Assim é a vida rural vista com lupa. Como está sendo para os arrozeiros gaúchos, que muito perdem com as chuvas no Sul; como foi para os poucos plantadores catarinenses e paranaenses de trigo, chuvas com o futuro pão quase pronto para colher.

Pensam o quê? Sabem do “Velho Chico”, aquele mundão de água, bonito tanto no verde como quando lamacento? “Riveirão Suassuna” nos escritos de Glauber Rocha, no cocô dos bodes do trovador Elomar, nos núcleos de minifúndios frutíferos em vales baianos e pernambucanos? Pois é, deu de querer secar.

Como ouvi uma brincadeira incorreta, cá no Sul Maravilha, com nordestinos que têm pouca água e desconfiam quando veem caminhões-pipas passando, um atrás do outro: “Água Po Tável … sempre pro mesmo cara, quem é esse cara que não deixa nada pra nós? É de Brasília? Tem cargo por lá”?

Caso é que na vida dos plantadores contam muito a sorte e o azar. Não me venham com ciência, religião, política, estudos econométricos ou sociológicos. Todos servem para trabalharmos e termos uma profissão, mas na hora agá, sorte e azar contam.

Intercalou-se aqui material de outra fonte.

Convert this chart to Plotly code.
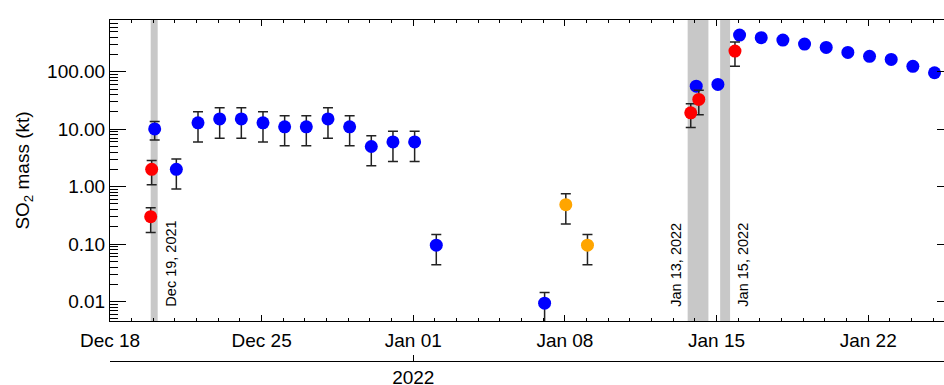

Por que você, saudoso roceiro, estava justamente naquele pedacinho de chão quando irrompeu a irresponsabilidade da Samarco? Corintiano roxo, certa noite passeava distraído defronte do Bataclan, em Paris. Assustou-se, mas uma semana depois soube dos seis a um sobre o São Paulo.

Fatalidades, certo? Para o bem, o mal ou seis e meio. Penso que assim é com o Brasil, uma sequência de sortes, azares e notas medianas, que nunca emergirá, castrada por séculos de inapetência distributiva e imposições de classes privilegiadas, até aqui garantidas por secular rede de corruptos e corruptores.

Cessarão seus achaques? Terão medo das covas rasas exclusivas de Severinos de Marias?

Os ciclos de sete anos? Um ex-presidente sortudo e uma presidente azarada? Ou o contrário?